**Supplied data:**
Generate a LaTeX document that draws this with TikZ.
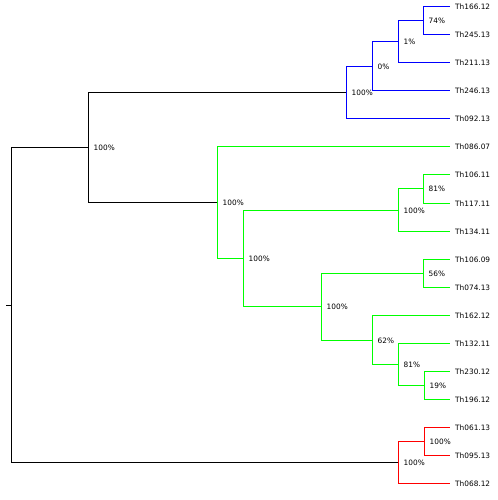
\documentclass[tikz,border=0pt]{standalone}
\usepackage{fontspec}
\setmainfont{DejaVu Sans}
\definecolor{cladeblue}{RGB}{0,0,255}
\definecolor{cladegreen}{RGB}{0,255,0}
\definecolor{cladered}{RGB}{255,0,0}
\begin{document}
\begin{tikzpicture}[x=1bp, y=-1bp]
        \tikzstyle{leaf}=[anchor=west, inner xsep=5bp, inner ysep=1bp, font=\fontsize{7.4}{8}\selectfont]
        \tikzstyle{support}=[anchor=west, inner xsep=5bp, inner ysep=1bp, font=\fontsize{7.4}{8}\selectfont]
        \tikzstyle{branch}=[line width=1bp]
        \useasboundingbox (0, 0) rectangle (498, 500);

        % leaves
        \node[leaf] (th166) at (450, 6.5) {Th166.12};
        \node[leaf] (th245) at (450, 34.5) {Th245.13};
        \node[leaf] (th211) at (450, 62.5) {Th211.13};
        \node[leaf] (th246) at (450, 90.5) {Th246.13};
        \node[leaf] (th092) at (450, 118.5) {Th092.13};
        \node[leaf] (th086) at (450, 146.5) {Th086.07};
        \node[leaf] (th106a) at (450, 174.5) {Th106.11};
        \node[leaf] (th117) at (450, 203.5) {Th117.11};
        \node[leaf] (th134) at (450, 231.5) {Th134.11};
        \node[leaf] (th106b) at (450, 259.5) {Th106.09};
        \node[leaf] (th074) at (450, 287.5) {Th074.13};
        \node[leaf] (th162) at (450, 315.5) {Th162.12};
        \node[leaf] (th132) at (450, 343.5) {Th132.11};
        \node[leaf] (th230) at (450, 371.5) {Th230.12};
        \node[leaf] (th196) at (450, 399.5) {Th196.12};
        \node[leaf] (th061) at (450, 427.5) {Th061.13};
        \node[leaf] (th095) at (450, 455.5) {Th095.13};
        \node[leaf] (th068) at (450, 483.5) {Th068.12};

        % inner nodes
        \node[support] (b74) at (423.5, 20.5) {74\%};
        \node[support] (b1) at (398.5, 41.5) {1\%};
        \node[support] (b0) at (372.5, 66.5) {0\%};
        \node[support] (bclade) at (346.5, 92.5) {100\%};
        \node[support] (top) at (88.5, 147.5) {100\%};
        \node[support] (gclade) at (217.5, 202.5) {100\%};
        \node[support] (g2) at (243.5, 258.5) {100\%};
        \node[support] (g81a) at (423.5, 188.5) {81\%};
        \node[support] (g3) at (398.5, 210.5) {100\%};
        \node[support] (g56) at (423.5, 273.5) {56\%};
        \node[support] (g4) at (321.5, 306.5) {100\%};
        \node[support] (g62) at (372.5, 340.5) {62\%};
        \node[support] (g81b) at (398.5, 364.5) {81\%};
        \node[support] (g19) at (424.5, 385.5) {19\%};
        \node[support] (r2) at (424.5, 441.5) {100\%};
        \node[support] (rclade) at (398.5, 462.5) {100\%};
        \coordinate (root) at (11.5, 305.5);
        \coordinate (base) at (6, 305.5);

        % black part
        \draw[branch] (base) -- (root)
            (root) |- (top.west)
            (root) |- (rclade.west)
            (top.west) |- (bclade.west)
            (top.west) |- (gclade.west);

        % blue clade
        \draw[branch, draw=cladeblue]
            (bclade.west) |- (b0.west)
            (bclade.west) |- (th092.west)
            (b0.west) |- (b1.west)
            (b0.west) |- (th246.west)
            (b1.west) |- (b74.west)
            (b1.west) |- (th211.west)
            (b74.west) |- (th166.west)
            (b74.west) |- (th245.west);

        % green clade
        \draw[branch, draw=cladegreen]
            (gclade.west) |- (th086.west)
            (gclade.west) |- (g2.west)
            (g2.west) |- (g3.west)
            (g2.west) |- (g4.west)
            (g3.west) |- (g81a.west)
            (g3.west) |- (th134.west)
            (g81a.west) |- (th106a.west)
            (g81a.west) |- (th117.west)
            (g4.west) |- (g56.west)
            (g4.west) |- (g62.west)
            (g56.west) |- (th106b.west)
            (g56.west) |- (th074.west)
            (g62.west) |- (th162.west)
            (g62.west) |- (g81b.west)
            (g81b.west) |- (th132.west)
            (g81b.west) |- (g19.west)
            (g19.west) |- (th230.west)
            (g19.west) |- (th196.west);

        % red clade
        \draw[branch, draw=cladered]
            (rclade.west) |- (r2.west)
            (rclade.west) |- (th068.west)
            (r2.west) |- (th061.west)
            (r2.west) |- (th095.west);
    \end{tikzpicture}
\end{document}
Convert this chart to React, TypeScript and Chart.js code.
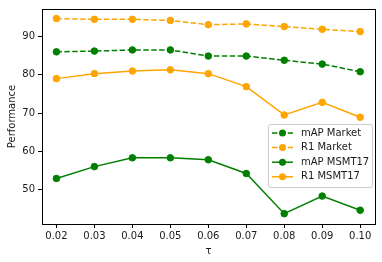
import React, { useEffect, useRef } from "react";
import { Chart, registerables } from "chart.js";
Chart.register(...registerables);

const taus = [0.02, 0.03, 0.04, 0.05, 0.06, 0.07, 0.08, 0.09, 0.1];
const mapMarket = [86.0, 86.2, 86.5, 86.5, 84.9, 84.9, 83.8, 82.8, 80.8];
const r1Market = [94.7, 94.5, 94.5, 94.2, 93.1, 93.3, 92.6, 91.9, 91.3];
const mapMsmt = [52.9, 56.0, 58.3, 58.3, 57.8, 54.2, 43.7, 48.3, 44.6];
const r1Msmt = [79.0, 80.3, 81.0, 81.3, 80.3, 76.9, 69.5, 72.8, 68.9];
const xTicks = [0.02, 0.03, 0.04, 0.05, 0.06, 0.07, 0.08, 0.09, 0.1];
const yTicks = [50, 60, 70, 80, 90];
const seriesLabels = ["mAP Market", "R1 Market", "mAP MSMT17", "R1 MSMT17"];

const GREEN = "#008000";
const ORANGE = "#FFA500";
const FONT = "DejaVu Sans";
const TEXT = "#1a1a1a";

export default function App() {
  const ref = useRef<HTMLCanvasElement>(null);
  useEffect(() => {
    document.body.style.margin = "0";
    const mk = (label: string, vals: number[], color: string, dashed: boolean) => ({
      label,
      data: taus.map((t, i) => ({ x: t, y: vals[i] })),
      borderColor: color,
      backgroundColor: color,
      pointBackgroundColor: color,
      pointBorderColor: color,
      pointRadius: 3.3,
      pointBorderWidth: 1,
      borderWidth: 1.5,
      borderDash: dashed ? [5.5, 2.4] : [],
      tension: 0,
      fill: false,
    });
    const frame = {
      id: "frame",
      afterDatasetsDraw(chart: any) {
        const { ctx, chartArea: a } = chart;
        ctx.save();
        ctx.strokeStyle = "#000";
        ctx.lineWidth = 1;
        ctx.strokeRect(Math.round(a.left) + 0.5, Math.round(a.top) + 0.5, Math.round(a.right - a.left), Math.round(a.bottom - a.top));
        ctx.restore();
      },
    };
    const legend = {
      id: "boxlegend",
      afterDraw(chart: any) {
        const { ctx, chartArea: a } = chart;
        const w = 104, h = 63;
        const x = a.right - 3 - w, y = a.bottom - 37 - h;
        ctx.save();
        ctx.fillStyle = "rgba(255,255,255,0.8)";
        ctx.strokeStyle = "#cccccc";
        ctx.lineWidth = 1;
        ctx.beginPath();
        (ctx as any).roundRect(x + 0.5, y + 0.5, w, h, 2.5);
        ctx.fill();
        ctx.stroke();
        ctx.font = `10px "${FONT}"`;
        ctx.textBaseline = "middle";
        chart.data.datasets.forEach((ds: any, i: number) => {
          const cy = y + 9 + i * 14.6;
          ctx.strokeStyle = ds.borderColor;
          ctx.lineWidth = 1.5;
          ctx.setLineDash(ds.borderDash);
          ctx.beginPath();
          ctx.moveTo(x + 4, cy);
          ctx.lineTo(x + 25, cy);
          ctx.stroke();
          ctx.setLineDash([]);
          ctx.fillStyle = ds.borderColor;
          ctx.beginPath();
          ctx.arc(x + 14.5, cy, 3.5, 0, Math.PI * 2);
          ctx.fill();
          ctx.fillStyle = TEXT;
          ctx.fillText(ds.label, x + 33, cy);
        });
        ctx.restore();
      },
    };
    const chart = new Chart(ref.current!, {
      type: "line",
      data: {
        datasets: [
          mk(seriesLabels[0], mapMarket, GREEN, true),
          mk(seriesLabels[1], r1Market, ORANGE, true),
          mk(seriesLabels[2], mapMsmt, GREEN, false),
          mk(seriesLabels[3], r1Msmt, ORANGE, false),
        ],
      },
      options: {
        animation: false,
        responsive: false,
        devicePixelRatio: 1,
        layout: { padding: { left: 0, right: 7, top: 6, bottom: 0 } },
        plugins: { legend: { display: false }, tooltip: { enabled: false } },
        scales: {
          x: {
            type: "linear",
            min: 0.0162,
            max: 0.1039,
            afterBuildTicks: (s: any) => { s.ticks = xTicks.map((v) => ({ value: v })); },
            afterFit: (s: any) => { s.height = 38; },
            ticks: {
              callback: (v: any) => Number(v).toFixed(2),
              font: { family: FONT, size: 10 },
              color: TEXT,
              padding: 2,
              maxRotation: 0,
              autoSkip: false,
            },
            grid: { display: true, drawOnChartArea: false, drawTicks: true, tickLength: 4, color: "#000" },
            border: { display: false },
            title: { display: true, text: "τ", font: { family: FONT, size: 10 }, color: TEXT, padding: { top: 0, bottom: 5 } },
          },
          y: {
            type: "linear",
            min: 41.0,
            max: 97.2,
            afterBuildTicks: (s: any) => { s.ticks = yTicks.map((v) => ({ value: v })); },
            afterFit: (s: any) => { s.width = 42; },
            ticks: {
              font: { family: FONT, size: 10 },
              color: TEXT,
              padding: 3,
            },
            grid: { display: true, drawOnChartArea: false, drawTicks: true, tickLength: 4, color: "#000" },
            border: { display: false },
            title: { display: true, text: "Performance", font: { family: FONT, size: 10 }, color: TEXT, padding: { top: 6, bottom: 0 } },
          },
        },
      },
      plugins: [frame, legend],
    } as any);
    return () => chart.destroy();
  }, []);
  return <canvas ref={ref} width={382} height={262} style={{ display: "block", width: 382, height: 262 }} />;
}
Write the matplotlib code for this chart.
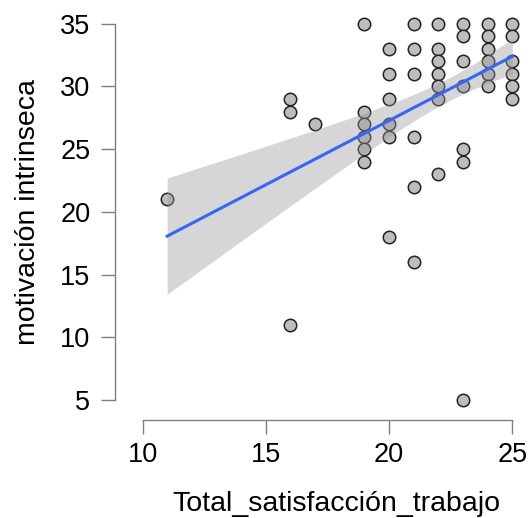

**What the task asks:**
Skip the pictures and repeat, word for word, the lines from the one containing "Convert this chart" to the one containing "Chart.register(...registerables);", keeping both of those lines.

**Exercise output:**
Convert this chart to React, TypeScript and Chart.js code.
import React, { useEffect, useRef } from "react";
import { Chart, registerables } from "chart.js";
Chart.register(...registerables);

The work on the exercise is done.